Vampires vs. The Bronx is just fun. It’s an exciting, joyous adventure about three friends fighting vampires and trying to save the neighborhood. Granted we’ve seen this movie before, but that only makes how entertaining it is all the more impressive.

Osmany Rodriguez, who directed but also co-wrote the movie along with Blaise Hemingway, has a clear and deep abiding love of the horror genre. Rodriguez makes Vampires vs. the Bronx a walk down cinematic memory lane while also allowing the film to be its own thing. Together with Hemingway the two craft a love letter to the vampire movies and the Bronx.

You know the story. Three boys Miguel (Jaden Michael), Bobby (Gerald Jones III), and Luis (Gregory Diaz IV) spend their days hanging out and bemoaning how all the shops and stores are leaving the neighborhood. A new real estate company, Murnau Properties, is buying up property all over the Bronx, even city hall. Soon they’ll find themselves dealing with the pressures of adolescence and blood-sucking vampires.

Rodriguez and Hemingway have a wonderful ear for dialogue and structure. The film opens with the audience being introduced to our characters and the neighborhood via a popular Instagram star who is live streaming as she walks around the neighborhood. I mention this because it shows how the two understand the relationship between younger people and social media and how they use it as a sort of local news source. 

Vampires vs. the Bronx understand Miguel, Bobby, and Luis. It never feels as if it’s looking down on kids today, instead they seem impressed by them. Miguel, after all, is nicknamed “The Kid Mayor” for his activism and desire to raise awareness about the gentrification of his neighborhood. 

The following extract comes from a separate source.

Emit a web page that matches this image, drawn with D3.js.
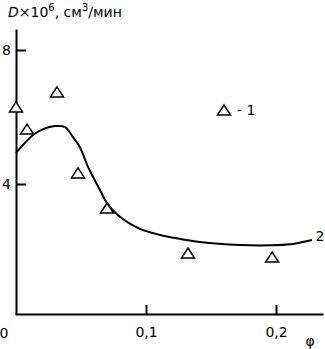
<!DOCTYPE html>
<html>
<head>
<meta charset="utf-8">
<script src="https://cdn.jsdelivr.net/npm/d3@7"></script>
<style>
  body { margin: 0; background: #fff; }
  svg { display: block; }
  text { font-family: "DejaVu Sans", Verdana, sans-serif; fill: #000; }
</style>
</head>
<body>
<div id="chart"></div>
<script>
// measured points (series 1, triangles)
var phiPoints = [0, 0.0085, 0.0315, 0.0477, 0.070, 0.1323, 0.197];
var dPoints   = [6.30, 5.64, 6.75, 4.33, 3.28, 1.94, 1.82];

// fitted curve (series 2)
var phiCurve = [0, 0.0131, 0.0208, 0.030, 0.0377, 0.0438, 0.0492, 0.0554, 0.0646, 0.070, 0.0785, 0.0954, 0.1108, 0.125, 0.1415, 0.1723, 0.195, 0.211, 0.2277];
var dCurve   = [4.93, 5.46, 5.64, 5.73, 5.70, 5.40, 5.10, 4.51, 3.82, 3.43, 3.07, 2.66, 2.48, 2.37, 2.27, 2.18, 2.17, 2.20, 2.33];

var xTicks = [0.1, 0.2];
var yTicks = [4, 8];

var width = 325, height = 349;

var svg = d3.select("#chart").append("svg")
    .attr("width", width)
    .attr("height", height);

// scales: 0 -> 16px, 0.1 -> 146px ; 4 -> 184px, 8 -> 50px
var x = d3.scaleLinear().domain([-1 / 1300, 307 / 1300]).range([15, 323]);
var y = d3.scaleLinear().domain([4 / 33.5, 289 / 33.5]).range([314, 29]);

function fmt(d) { return d3.format(".1f")(d).replace(".", ","); }

// y axis, ticks pointing inward
var gy = svg.append("g")
    .attr("transform", "translate(" + x(0) + ",0)")
    .call(d3.axisLeft(y).tickValues(yTicks).tickSizeInner(-10).tickSizeOuter(0).tickPadding(5).tickFormat(d3.format("d")));

// x axis
var gx = svg.append("g")
    .attr("transform", "translate(0," + y.range()[0] + ")")
    .call(d3.axisBottom(x).tickValues(xTicks).tickSizeInner(-9).tickSizeOuter(0).tickPadding(13).tickFormat(fmt));

svg.selectAll(".domain, .tick line")
    .attr("stroke", "#000")
    .attr("stroke-width", 2);
svg.selectAll(".tick text")
    .style("font-size", "14px")
    .style("font-family", "DejaVu Sans, sans-serif");

// origin label and axis name
svg.append("text")
    .attr("x", 4).attr("y", 338)
    .attr("text-anchor", "middle")
    .style("font-size", "14px")
    .text("0");

svg.append("text")
    .attr("x", 310).attr("y", 346)
    .attr("text-anchor", "middle")
    .style("font-size", "14px")
    .text("φ");

var title = svg.append("text")
    .attr("x", 8).attr("y", 17)
    .style("font-size", "14px");
title.append("tspan").style("font-style", "italic").text("D");
title.append("tspan").text("×10");
title.append("tspan").attr("dy", -6).style("font-size", "10px").text("6");
title.append("tspan").attr("dy", 6).text(", см");
title.append("tspan").attr("dy", -6).style("font-size", "10px").text("3");
title.append("tspan").attr("dy", 6).text("/мин");

// curve
var curveData = phiCurve.map(function (p, i) { return [p, dCurve[i]]; });
var line = d3.line()
    .x(function (d) { return x(d[0]); })
    .y(function (d) { return y(d[1]); })
    .curve(d3.curveCatmullRom.alpha(0.5));

svg.append("path")
    .datum(curveData)
    .attr("d", line)
    .attr("fill", "none")
    .attr("stroke", "#000")
    .attr("stroke-width", 2);

svg.append("text")
    .attr("x", 320).attr("y", 241)
    .attr("text-anchor", "middle")
    .style("font-size", "14px")
    .text("2");

// triangles
var tri = "M0,-5L6.5,5L-6.5,5Z";
var pts = phiPoints.map(function (p, i) { return [p, dPoints[i]]; });

svg.selectAll("path.tri")
    .data(pts)
    .enter().append("path")
    .attr("class", "tri")
    .attr("d", tri)
    .attr("transform", function (d) { return "translate(" + x(d[0]) + "," + y(d[1]) + ")"; })
    .attr("fill", "#fff")
    .attr("stroke", "#000")
    .attr("stroke-width", 1.5);

// legend
svg.append("path")
    .attr("d", tri)
    .attr("transform", "translate(224,110)")
    .attr("fill", "#fff")
    .attr("stroke", "#000")
    .attr("stroke-width", 1.5);
svg.append("text")
    .attr("x", 237).attr("y", 115)
    .style("font-size", "14px")
    .text("- 1");
</script>
</body>
</html>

His latest project is Tony’s (The Kid Mero), who runs the local bodega. Miguel is trying to organize a block party in order to save the bodega and while everyone sympathizes with Miguel’s passion many are merely too defeated to fight. Rodriguez and Hemingway clarify this repeatedly by having the parents shrug their shoulders. The city always changes, there’s nothing to be afraid of, and if they get paid, then they have no gripes about moving.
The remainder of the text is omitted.